S’appuyer sur des référentiels d’impact

Existe-t-il des critères universels d’évaluation de l’impact de l’innovation ? Jérémie Almosni a rappelé que l’Ademe se fie aux 17 objectifs de développement durable fixés par l’ONU en 2015 : éliminer la pauvreté, réduire les inégalités, générer une énergie propre et abordable, assurer l’égalité entre les sexes, préserver les écosystèmes terrestres et aquatiques, etc.

De plus, il a mis en avant deux référentiels accessibles aux entreprises pour les aider à amorcer leur transition écologique. L’initiative ACT (Assessing low Carbon Transition) leur offre des outils pour développer et évaluer leur stratégie de décarbonation. La base de données IMPACTS, fruit d’un programme gouvernemental, met à jour les données d’impact environnemental des produits de grande consommation. A ce titre, Noé Basch a tenu à saluer la réglementation environnementale de la France, « une des plus impactantes au monde » : « Dans le milieu de la construction, il faut labelliser les projets verts, et quantifier l’intégralité du cycle de vie d’un bâtiment. C’est une obligation réglementaire. »

Economie de la fonctionnalité : un changement de mode vie

Pour Ali Celik, la mesure d’impact doit aussi inclure des variables macro. Le bénéfice sanitaire qu’il y a à travailler avec du matériel reconditionné (une personne non équipée a plus de risque de chute) profite aussi à la société : « On estime que si l’économie circulaire devenait le modèle dominant, l’Assurance Maladie ferait 25 millions d’économie », a lancé le directeur adjoint d’Envie Autonomie. Avant de nuancer : « On sait que nos activités peuvent aussi générer des déchets : le meilleur déchet reste celui qu’on ne produit pas. »

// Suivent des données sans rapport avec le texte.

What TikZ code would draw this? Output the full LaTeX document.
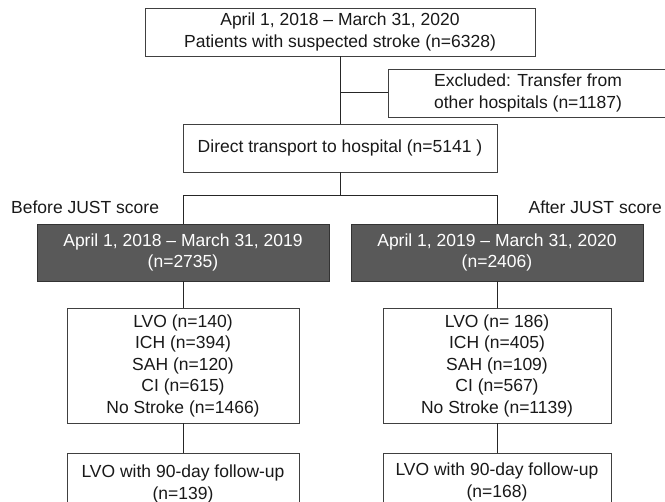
\documentclass[tikz,border=0pt]{standalone}
\usepackage{fontspec}
\setmainfont{Liberation Sans}
\begin{document}
\begin{tikzpicture}[x=1pt,y=-1pt,
  box/.style={draw=black!75,line width=0.9pt,fill=white,align=center,inner sep=0pt,
    font=\fontsize{17.5}{21.5}\selectfont,text=black!90},
  darkbox/.style={box,draw=black!80,fill=black!65,text=white!94},
  lbl/.style={inner sep=0pt,font=\fontsize{17.5}{21.5}\selectfont,text=black!90},
  conn/.style={draw=black!85,line width=1pt}]
\useasboundingbox (0,0) rectangle (665,502);
\clip (0,0) rectangle (665,502);
% boxes
\node[box,minimum width=390pt,minimum height=48pt] (top) at (340,32)
  {April 1, 2018 -- March 31, 2020\\Patients with suspected stroke (n=6328)};
\node[box,minimum width=280pt,minimum height=48pt] (excl) at (528,93)
  {Excluded: Transfer from\\other hospitals (n=1187)};
\node[box,minimum width=314pt,minimum height=48pt] (direct) at (340,148)
  {Direct transport to hospital (n=5141 )};
\node[darkbox,minimum width=292pt,minimum height=57pt] (preA) at (183,252.5)
  {April 1, 2018 -- March 31, 2019\\(n=2735)};
\node[darkbox,minimum width=292pt,minimum height=57pt] (postA) at (497,252.5)
  {April 1, 2019 -- March 31, 2020\\(n=2406)};
\node[box,minimum width=232pt,minimum height=115pt] (preB) at (183,365.5)
  {LVO (n=140)\\ICH (n=394)\\SAH (n=120)\\CI (n=615)\\No Stroke (n=1466)};
\node[box,minimum width=228pt,minimum height=115pt] (postB) at (497,365.5)
  {LVO (n= 186)\\ICH (n=405)\\SAH (n=109)\\CI (n=567)\\No Stroke (n=1139)};
\node[box,minimum width=232pt,minimum height=58pt,text depth=0pt] (preC) at (183,482)
  {\raisebox{0pt}{LVO with 90-day follow-up}\\(n=139)};
\node[box,minimum width=228pt,minimum height=58pt] (postC) at (497,482)
  {LVO with 90-day follow-up\\(n=168)};
% labels
\node[lbl,anchor=west] (before) at (11,207) {Before JUST score};
\node[lbl,anchor=east] (after) at (662,207) {After JUST score};
% connectors
\coordinate (j1) at (top.south |- excl.west);
\coordinate (s1) at (340,196);
\coordinate (sl) at (preA.north |- s1);
\coordinate (sr) at (postA.north |- s1);
\draw[conn] (top.south) -- (direct.north);
\draw[conn] (j1) -- (excl.west);
\draw[conn] (direct.south) -- (s1);
\draw[conn] (preA.north) -- (sl) -- (sr) -- (postA.north);
\draw[conn] (preA.south) -- (preB.north);
\draw[conn] (postA.south) -- (postB.north);
\draw[conn] (preB.south) -- (preC.north);
\draw[conn] (postB.south) -- (postC.north);
\end{tikzpicture}
\end{document}
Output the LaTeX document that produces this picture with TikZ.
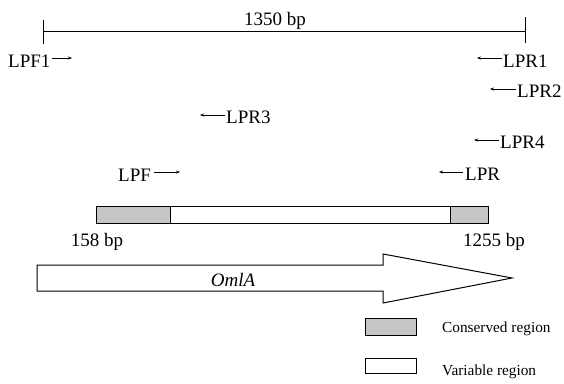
\documentclass[tikz,border=0pt]{standalone}
\usepackage{fontspec}
\setmainfont{Liberation Serif}
\usetikzlibrary{arrows.meta}
\begin{document}
\begin{tikzpicture}[x=1pt,y=-1pt,
  lbl/.style={inner sep=0pt,anchor=base west,font=\fontsize{19}{22}\selectfont},
  bplbl/.style={inner sep=0pt,anchor=base,font=\fontsize{19}{22}\selectfont},
  legtxt/.style={inner sep=0pt,anchor=base west,font=\fontsize{15.3}{18}\selectfont},
  primer/.style={line width=0.7pt,-{Stealth[length=4pt,width=3pt]}},
  cons/.style={draw,line width=0.9pt,fill=gray!45},
  vari/.style={draw,line width=0.9pt,fill=white},
  bar/.style={line width=0.9pt}]
\useasboundingbox (0,0) rectangle (564,383);

% scale bar
\coordinate (sbL) at (43,31);
\coordinate (sbR) at (525,31);
\draw[bar] (sbL) -- (sbR);
\draw[bar] (43,20) -- (43,44);
\draw[bar] (525,17) -- (525,43);
\node[bplbl] (len) at (275,25) {1350 bp};

% primers
\node[lbl] (lpf1) at (8,67) {LPF1};
\coordinate (lpf1e) at (72,58);
\draw[primer] ([xshift=1pt]lpf1.base east |- lpf1e) -- (lpf1e);

\node[lbl] (lpr1) at (503,67) {LPR1};
\coordinate (lpr1e) at (477,58);
\draw[primer] ([xshift=-1pt]lpr1.base west |- lpr1e) -- (lpr1e);

\node[lbl] (lpr2) at (517,97) {LPR2};
\coordinate (lpr2e) at (490,89);
\draw[primer] ([xshift=-1pt]lpr2.base west |- lpr2e) -- (lpr2e);

\node[lbl] (lpr3) at (226,123) {LPR3};
\coordinate (lpr3e) at (200,115);
\draw[primer] ([xshift=-1pt]lpr3.base west |- lpr3e) -- (lpr3e);

\node[lbl] (lpr4) at (500,148) {LPR4};
\coordinate (lpr4e) at (474,140);
\draw[primer] ([xshift=-1pt]lpr4.base west |- lpr4e) -- (lpr4e);

\node[lbl] (lpf) at (118,181) {LPF};
\coordinate (lpfe) at (180,172);
\draw[primer] ([xshift=3pt]lpf.base east |- lpfe) -- (lpfe);

\node[lbl] (lpr) at (465,180) {LPR};
\coordinate (lpre) at (439,172);
\draw[primer] ([xshift=-2pt]lpr.base west |- lpre) -- (lpre);

% gene bar
\draw[vari] (96,206) rectangle (488,223);
\draw[cons] (96,206) rectangle (170,223);
\draw[cons] (450,206) rectangle (488,223);
\node[bplbl] (p158) at (97,246) {158 bp};
\node[bplbl] (p1255) at (494,246) {1255 bp};

% OmlA arrow
\draw[line width=1pt,fill=white] (37,265) -- (383,265) -- (383,254) -- (512,278) -- (383,303) -- (383,291) -- (37,291) -- cycle;
\node[inner sep=0pt,anchor=base,font=\fontsize{19}{22}\selectfont\itshape] (oml) at (233,286) {OmlA};

% legend
\node[cons,minimum width=51pt,minimum height=17pt,inner sep=0pt] (lc) at (390.5,327) {};
\node[legtxt] (lct) at (442,332) {Conserved region};
\node[vari,minimum width=51pt,minimum height=15pt,inner sep=0pt] (lv) at (390.5,366) {};
\node[legtxt] (lvt) at (442,375) {Variable region};
\end{tikzpicture}
\end{document}
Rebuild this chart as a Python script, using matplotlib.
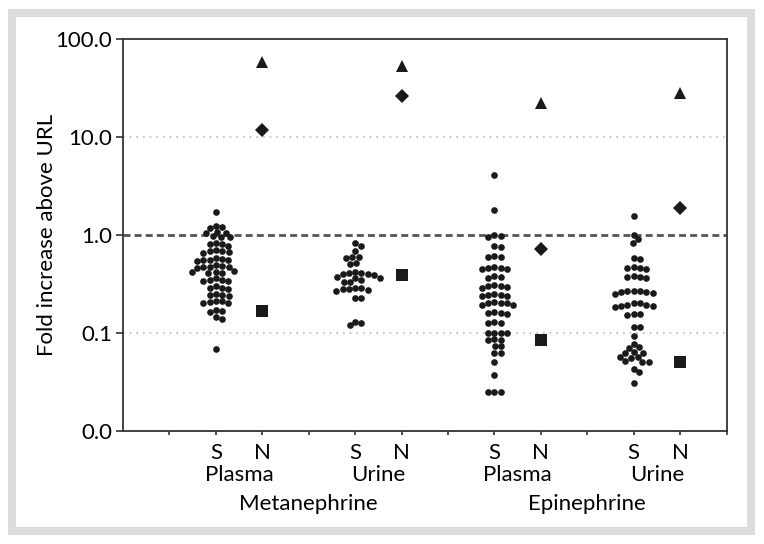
import numpy as np
import matplotlib
matplotlib.use("Agg")
import matplotlib.pyplot as plt
import matplotlib.transforms as mtransforms
from matplotlib.patches import Rectangle

plt.rcParams['font.family'] = ['Lato', 'DejaVu Sans']

# x positions of the S / N columns
s_pos = [2, 5, 8, 11]
n_pos = [3, 6, 9, 12]
sub_labels = ['Plasma', 'Urine', 'Plasma', 'Urine']
group_labels = ['Metanephrine', 'Epinephrine']
group_pos = [4, 10]

# individual patients (fold increase above URL)
met_plasma = [1.73,
              1.25, 1.2, 1.18,
              1.08, 1.06, 1.04,
              0.97, 0.96, 0.95,
              0.82, 0.8, 0.8, 0.78,
              0.7, 0.68, 0.68, 0.67, 0.66,
              0.58, 0.57, 0.56, 0.56, 0.55, 0.54,
              0.49, 0.48, 0.475, 0.47, 0.47, 0.46,
              0.43, 0.42, 0.42, 0.41, 0.41,
              0.36, 0.35, 0.35, 0.34, 0.34,
              0.3, 0.29, 0.29, 0.28,
              0.25, 0.245, 0.245, 0.24,
              0.21, 0.21, 0.205, 0.2, 0.2,
              0.17, 0.168, 0.165,
              0.145, 0.14,
              0.068]
met_urine = [0.82, 0.78,
             0.68,
             0.6, 0.59, 0.58,
             0.52, 0.5,
             0.42, 0.41, 0.41, 0.4, 0.4, 0.39,
             0.37, 0.36, 0.36, 0.35,
             0.33, 0.33,
             0.29, 0.285, 0.28, 0.28, 0.275, 0.27,
             0.23, 0.225,
             0.13, 0.125, 0.12]
epi_plasma = [4.1, 1.81,
              1.0, 0.97, 0.95,
              0.77, 0.75,
              0.61, 0.6, 0.59,
              0.47, 0.46, 0.46, 0.45, 0.45,
              0.38, 0.37, 0.36,
              0.31, 0.3, 0.3, 0.295, 0.29,
              0.25, 0.245, 0.245, 0.24, 0.24,
              0.205, 0.2, 0.2, 0.2, 0.195, 0.195,
              0.165, 0.16, 0.16, 0.155,
              0.128, 0.127, 0.126,
              0.101, 0.1, 0.1, 0.099,
              0.086, 0.085, 0.084,
              0.074, 0.073,
              0.063, 0.062,
              0.05, 0.037,
              0.025, 0.025, 0.025]
epi_urine = [1.55,
             1.0, 0.9, 0.82,
             0.58, 0.57,
             0.47, 0.46, 0.46, 0.45,
             0.38, 0.37, 0.37, 0.36,
             0.27, 0.27, 0.265, 0.26, 0.26, 0.255, 0.25,
             0.2, 0.2, 0.195, 0.195, 0.19, 0.19, 0.185,
             0.156, 0.155, 0.154,
             0.116, 0.114,
             0.092, 0.077,
             0.071, 0.07,
             0.064, 0.063, 0.062,
             0.057, 0.057, 0.056,
             0.052, 0.051, 0.05,
             0.043, 0.04, 0.031]
s_values = [met_plasma, met_urine, epi_plasma, epi_urine]

# special cases (N columns)
n_triangle = [58.0, 53.5, 22.4, 28.3]
n_diamond = [11.9, 26.3, 0.72, 1.9]
n_square = [0.168, 0.39, 0.085, 0.051]

fig = plt.figure(figsize=(7.64, 5.44), dpi=100)
ax = fig.add_axes([0.161, 0.208, 0.790, 0.720])
ax.set_yscale('log')
ax.set_ylim(0.01, 100)
ax.set_xlim(0, 13)


def swarm_offsets(vals, x0, d):
    # simple beeswarm in pixel space
    pts = ax.transData.transform(np.column_stack([np.full(len(vals), x0), vals]))
    ys = pts[:, 1]
    order = np.argsort(-ys)
    xs = np.zeros(len(vals))
    placed = []
    for i in order:
        yi = ys[i]
        cands = [0.0]
        for (xj, yj) in placed:
            dy = abs(yi - yj)
            if dy < d:
                dx = np.sqrt(d * d - dy * dy)
                cands += [xj + dx, xj - dx]
        cands.sort(key=abs)
        for c in cands:
            ok = True
            for (xj, yj) in placed:
                if (c - xj) ** 2 + (yi - yj) ** 2 < d * d - 1e-6:
                    ok = False
                    break
            if ok:
                xs[i] = c
                break
        placed.append((xs[i], yi))
    px_per_unit = ax.transData.transform((1, 1))[0] - ax.transData.transform((0, 1))[0]
    return x0 + xs / px_per_unit


for xp, vals in zip(s_pos, s_values):
    xs = swarm_offsets(vals, xp, 6.4)
    ax.plot(xs, vals, 'o', color='#1a1a1a', ms=4.8, mew=0, zorder=3)

ax.plot(n_pos, n_triangle, '^', color='#1a1a1a', ms=9, mew=0, zorder=3)
ax.plot(n_pos, n_diamond, 'D', color='#1a1a1a', ms=7.6, mew=0, zorder=3)
ax.plot(n_pos, n_square, 's', color='#1a1a1a', ms=8, mew=0, zorder=3)

# reference lines
ax.axhline(1.0, color='#555555', lw=2, ls=(0, (2.5, 1.5)), zorder=1)
for yv in [0.1, 10]:
    ax.axhline(yv, color='#bbbbbb', lw=1.2, ls=(0, (1, 3)), zorder=1)

ax.set_yticks([0.01, 0.1, 1, 10, 100])
ax.set_yticklabels(['0.0', '0.1', '1.0', '10.0', '100.0'], fontsize=16)
ax.yaxis.set_minor_locator(matplotlib.ticker.NullLocator())
ax.set_xticks(range(1, 14))
xt = [''] * 13
for p in s_pos:
    xt[p - 1] = 'S'
for p in n_pos:
    xt[p - 1] = 'N'
ax.set_xticklabels(xt, fontsize=16)
ax.tick_params(axis='y', length=5, width=1.2, color='#333333', pad=3)
ax.tick_params(axis='x', length=3, width=1.2, color='#333333', pad=6)
for sp in ax.spines.values():
    sp.set_color('#333333')
    sp.set_linewidth(1.3)

ax.set_ylabel('Fold increase above URL', fontsize=16, labelpad=-1)

trans = mtransforms.blended_transform_factory(ax.transData, fig.transFigure)
for p, lab in zip(s_pos, sub_labels):
    ax.text(p + 0.5, 1 - 475 / 544, lab, transform=trans, ha='center', va='center', fontsize=16)
for p, lab in zip(group_pos, group_labels):
    ax.text(p, 1 - 504 / 544, lab, transform=trans, ha='center', va='center', fontsize=16)

# grey frame
fig.add_artist(Rectangle((12 / 764, 1 - 531 / 544), 739 / 764, 518 / 544,
                         transform=fig.transFigure, fill=False, lw=5.8, ec='#dcdcdc'))

fig.savefig('out.png', dpi=100)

Au terme de l’échange, les intervenants ont pris du recul sur la notion d’innovation. Pour qu’elle soit réellement à impact, il s’agirait simplement de remettre les besoins au cœur de nos modèles, se baser sur l’existant, développer une économie de la fonctionnalité. C’est d’ailleurs ce que souhaite prouver l’Ademe à travers ses appels à manifestations d’intérêt, en cherchant « de beaux projets autour de l’éco-conception et de l’économie de la fonctionnalité », a assuré Jérémie Almosni.

Mais comment élargir ce modèle à l’échelle de la société ? « Nous vivons sur quatre siècles de colonisation. Pour créer de la valeur il faut de l’énergie et de la matière. Or, il n’y en a pas en Europe. Un changement de mode de vie est donc fondamental lorsqu’on parle d’économie circulaire », a conclu Noé Basch. A travers ces différentes interventions, la table ronde aura donc permis d’identifier la condition sine qua non de l’innovation à impact : une transformation systémique de nos systèmes de valeurs.